How many thalassemia patients got free blood transfusion,asks HC

The Delhi High Court on Thursday directed the state and central government to submit a report on the number of patients suffering from thalassemia and haemophilia blood disorders,who had been given free blood transfusions in government-run hospitals.

Written by Aneesha Mathur | New Delhi | Published:December 20, 2013 2:15 am

The Delhi High Court on Thursday directed the state and central government to submit a report on the number of patients suffering from thalassemia and haemophilia blood disorders,who had been given free blood transfusions in government-run hospitals.

The directions were issued after the court of Chief Justice N V Ramana and Justice Manmohan were informed that the Ministry of Health and Family Welfare had issued guidelines in January 2008 that “no cost should be charged for issue of blood/blood components to patients of thalassemia and haemophilia,who require repeated blood transfusion — a life saving measure”.

The governing body of the National Blood Transfusion Council in June 2009 affirmed the policy and had issued instructions to all NACO supported blood banks that “no service charge should be levied for issue of blood/blood components to patients of thalassemia,haemophilia and sickle cell disease”.

“The policy is there but do people know about it?” the court said after the government lawyer submitted a copy of the Health Ministry’s orders.

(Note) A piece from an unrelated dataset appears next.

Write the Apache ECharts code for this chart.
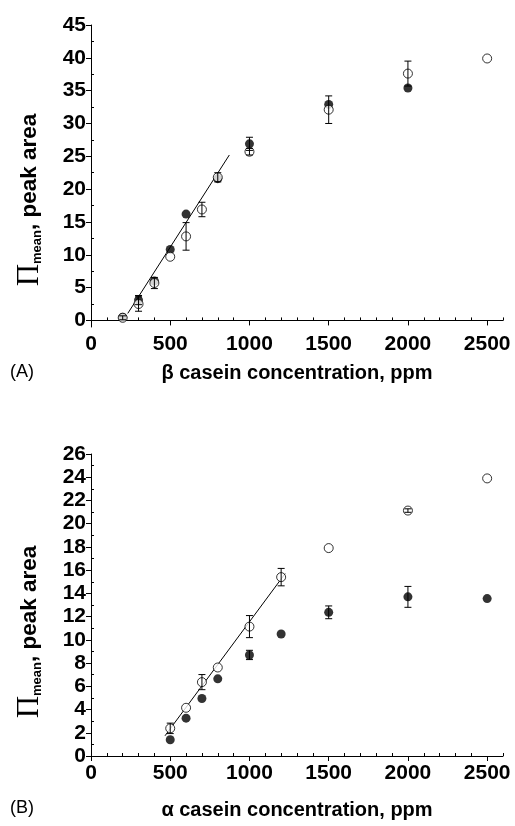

The court also asked the government lawyer whether any data was available on the number of patients receiving free treatment. “Give us the data on the next date of hearing,” the court said.

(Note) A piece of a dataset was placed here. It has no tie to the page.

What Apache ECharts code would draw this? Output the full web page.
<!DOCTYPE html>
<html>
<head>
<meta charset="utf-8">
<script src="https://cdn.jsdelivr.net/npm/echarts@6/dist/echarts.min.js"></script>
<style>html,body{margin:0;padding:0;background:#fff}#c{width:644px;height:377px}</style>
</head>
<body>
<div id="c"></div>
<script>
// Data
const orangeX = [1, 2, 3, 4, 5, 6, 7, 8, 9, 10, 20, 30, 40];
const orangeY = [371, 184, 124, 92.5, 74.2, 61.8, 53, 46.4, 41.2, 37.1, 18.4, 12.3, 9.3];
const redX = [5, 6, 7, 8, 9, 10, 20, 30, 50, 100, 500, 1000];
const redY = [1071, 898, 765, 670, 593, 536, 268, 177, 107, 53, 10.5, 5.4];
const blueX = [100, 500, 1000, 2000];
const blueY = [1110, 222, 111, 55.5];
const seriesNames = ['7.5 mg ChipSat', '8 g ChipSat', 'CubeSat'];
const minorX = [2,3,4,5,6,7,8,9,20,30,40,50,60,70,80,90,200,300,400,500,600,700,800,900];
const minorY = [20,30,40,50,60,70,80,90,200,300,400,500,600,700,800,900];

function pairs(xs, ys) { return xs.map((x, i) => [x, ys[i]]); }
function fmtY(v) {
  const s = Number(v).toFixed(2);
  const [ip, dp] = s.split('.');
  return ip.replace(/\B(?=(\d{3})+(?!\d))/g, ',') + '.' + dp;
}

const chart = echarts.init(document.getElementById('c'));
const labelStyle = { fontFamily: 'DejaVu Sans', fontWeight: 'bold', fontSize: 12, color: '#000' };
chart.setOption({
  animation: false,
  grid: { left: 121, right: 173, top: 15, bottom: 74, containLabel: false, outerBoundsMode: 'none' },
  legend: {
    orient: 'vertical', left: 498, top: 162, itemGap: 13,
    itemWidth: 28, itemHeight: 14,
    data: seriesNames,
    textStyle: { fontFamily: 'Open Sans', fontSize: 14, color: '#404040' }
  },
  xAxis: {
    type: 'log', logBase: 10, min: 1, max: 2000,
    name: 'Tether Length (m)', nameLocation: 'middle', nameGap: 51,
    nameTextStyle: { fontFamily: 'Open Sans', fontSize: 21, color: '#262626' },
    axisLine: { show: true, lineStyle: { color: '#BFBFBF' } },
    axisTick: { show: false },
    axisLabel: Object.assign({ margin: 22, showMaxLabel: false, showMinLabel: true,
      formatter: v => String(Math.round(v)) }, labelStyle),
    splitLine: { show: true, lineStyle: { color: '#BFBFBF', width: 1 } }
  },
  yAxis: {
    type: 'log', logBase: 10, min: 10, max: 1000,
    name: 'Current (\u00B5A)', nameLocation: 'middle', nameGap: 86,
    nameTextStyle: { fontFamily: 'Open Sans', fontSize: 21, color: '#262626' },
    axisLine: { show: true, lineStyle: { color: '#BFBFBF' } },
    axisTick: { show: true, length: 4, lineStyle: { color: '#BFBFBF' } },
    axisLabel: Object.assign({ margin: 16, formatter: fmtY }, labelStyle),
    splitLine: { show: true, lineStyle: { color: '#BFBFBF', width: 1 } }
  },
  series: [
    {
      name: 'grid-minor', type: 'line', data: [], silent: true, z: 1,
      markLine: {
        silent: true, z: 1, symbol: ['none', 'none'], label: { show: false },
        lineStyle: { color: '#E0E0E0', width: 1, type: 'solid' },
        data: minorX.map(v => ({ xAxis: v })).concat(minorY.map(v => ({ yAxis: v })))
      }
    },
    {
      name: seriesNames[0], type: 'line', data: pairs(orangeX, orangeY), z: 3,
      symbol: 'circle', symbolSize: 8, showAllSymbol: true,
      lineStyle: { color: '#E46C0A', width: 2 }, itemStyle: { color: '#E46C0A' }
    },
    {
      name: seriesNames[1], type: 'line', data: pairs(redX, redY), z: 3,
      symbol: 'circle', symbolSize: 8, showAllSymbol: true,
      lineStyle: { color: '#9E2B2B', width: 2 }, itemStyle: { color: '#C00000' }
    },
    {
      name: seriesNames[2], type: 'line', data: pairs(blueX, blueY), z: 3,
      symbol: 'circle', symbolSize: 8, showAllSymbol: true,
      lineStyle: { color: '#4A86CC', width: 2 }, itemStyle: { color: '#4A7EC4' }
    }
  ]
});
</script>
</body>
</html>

The parents of an eight-year-old thalassemia patient had approached the Delhi High Court for aid,claiming that they could not afford the treatment,and needed free treatment to save the life of their child.

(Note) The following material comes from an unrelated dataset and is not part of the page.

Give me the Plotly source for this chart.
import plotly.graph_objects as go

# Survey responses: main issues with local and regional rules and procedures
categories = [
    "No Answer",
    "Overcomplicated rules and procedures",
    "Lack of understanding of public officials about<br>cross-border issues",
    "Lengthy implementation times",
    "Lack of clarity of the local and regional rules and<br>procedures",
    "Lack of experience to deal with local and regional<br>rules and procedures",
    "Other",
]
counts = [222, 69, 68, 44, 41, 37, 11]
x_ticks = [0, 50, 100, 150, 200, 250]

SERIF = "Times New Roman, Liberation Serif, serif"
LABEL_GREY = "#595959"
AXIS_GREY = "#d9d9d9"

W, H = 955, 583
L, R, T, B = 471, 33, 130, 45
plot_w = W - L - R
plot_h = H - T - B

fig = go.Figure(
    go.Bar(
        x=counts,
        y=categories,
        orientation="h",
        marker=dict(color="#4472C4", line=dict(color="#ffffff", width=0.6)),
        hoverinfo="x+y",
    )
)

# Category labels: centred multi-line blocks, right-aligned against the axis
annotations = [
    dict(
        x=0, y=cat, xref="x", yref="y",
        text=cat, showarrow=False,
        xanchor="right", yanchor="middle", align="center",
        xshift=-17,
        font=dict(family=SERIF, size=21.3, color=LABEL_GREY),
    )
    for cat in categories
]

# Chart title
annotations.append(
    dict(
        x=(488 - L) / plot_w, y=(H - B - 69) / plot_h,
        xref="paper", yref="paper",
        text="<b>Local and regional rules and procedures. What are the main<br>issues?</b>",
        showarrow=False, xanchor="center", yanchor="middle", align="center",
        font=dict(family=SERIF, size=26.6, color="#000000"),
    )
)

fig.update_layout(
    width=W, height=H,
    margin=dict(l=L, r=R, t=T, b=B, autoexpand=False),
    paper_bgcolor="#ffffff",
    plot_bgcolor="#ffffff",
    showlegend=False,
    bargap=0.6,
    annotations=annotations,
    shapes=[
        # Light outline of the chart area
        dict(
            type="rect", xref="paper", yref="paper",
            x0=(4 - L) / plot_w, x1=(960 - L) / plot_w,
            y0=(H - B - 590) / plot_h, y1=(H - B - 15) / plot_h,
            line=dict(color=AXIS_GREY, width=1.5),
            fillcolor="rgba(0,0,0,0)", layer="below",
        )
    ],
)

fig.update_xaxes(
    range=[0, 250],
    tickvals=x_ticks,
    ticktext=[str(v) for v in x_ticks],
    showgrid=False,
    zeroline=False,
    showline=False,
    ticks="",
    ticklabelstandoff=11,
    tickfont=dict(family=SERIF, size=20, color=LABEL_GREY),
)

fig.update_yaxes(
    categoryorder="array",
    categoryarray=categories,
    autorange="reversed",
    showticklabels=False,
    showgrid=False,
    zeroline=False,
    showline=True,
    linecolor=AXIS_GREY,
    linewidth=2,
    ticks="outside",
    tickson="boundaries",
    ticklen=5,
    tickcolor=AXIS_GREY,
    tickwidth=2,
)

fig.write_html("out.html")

The court had called for replies from the Centre and state government,AIIMS,major blood banks,and Sir Ganga Ram Hospital,which has been treating the child.

The court had taken suo motu notice of a letter sent by the Pitampura-based couple to the High Court,which had claimed that the fundamental right to life of their child and others suffering from the disease was being violated because the treatment costs for blood transfusion and bone marrow transplant were very high and parents were left to bear the cost themselves.

During the hearing on Thursday,Additional Solicitor General Rajive Mehra informed the court that guidelines for free treatment were already in place. “If they bring the child to a government hospital,they would get free treatment,” Mehra said.

The court has now directed the couple to take their son to Deen Dayal Upadhyay Hospital for monthly blood transfusions. The counsel for AIIMS also informed the court that long-term treatment through bone marrow transplant was available “at a very low cost” at AIIMS. The court directed the hospital to provide treatment to the boy. It said his parents may have to pay a “very low cost” for the operation.